Methodology and grading
- Case studies: Learning through the analysis of actual or simulated cases in order to interpret and resolve them by employing various alternative solution procedures.
- Learning agreement: Develop active learning through an agreement between the teacher and the student containing commitments for what will be learned, how monitoring will take place for that learning, the set period of time, and the evaluation criteria.
- Lecture: Pass on knowledge and activate cognitive processes in students, encouraging their participation.
- Solving exercises and problems: Exercise, test, and apply previous knowledge through routine repetition.
- Criteria and methods of evaluation shall be carried out in accordance with two general forms of assessment, to which the student can choose:
Mode A. Evaluation with single assessment: You will pass an examination at the end of the activities of the course, located into the the official schedule of exams. This exam will consist on a mixed composition of short questions, test questions and applied problems linked to the theoretical contents (75%), of the course. The minimum required to pass this course is 5 to 10 in this exam. An additional test about laboratory work (25%) will be performed only by the students who did not attend practice and/or not supplying the laboratory portfolio properly completed.
Mode B. Continuous Assessment:
In this evaluation, the student must accept a contract of apprenticeship, which is to make online activities (B.1) and classroom activities (B.2) to build their student portfolio:
B.1. Online activities (75% of the final grade):
a) Overcoming test exams at the end of each unit, developed in e-learning platform.

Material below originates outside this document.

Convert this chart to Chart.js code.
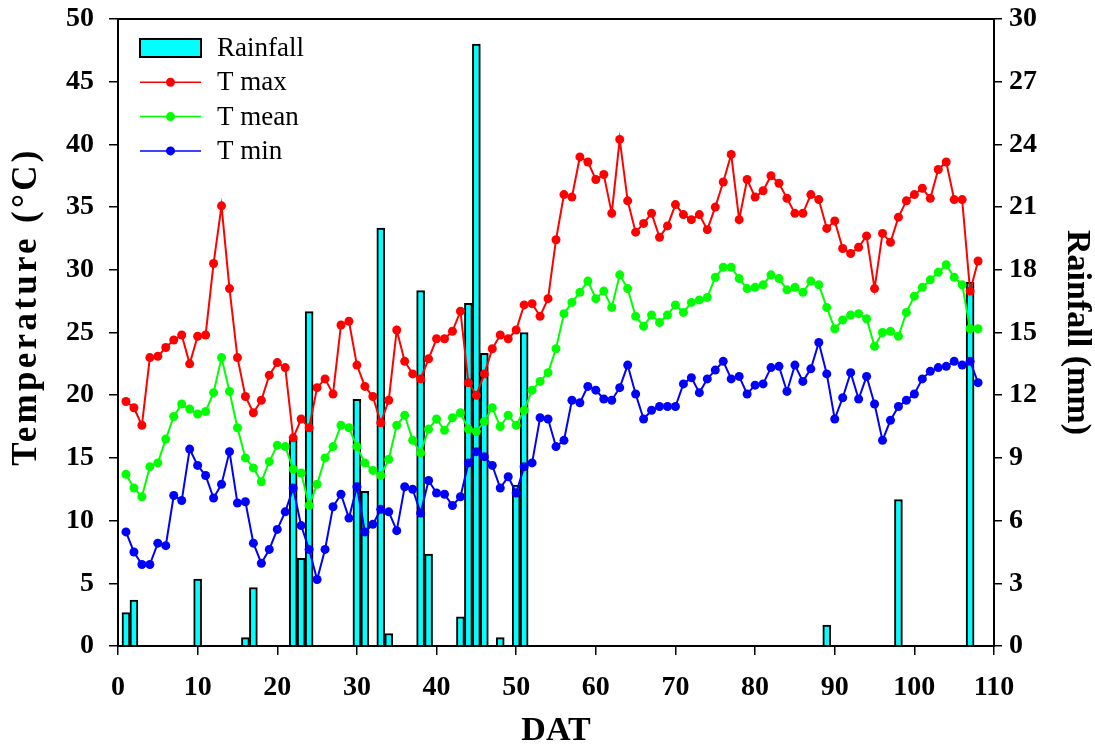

b) Performance of different theoretical and practical activities, such us questionnaires of short questions, solve problems, case studies, etc.
c) Participation in educational blog discussion on the subject matters
B.2. Classroom activities (25% of the final grade):
d) Attendance at scheduled laboratory practices and completion of the lab section of the portfolio.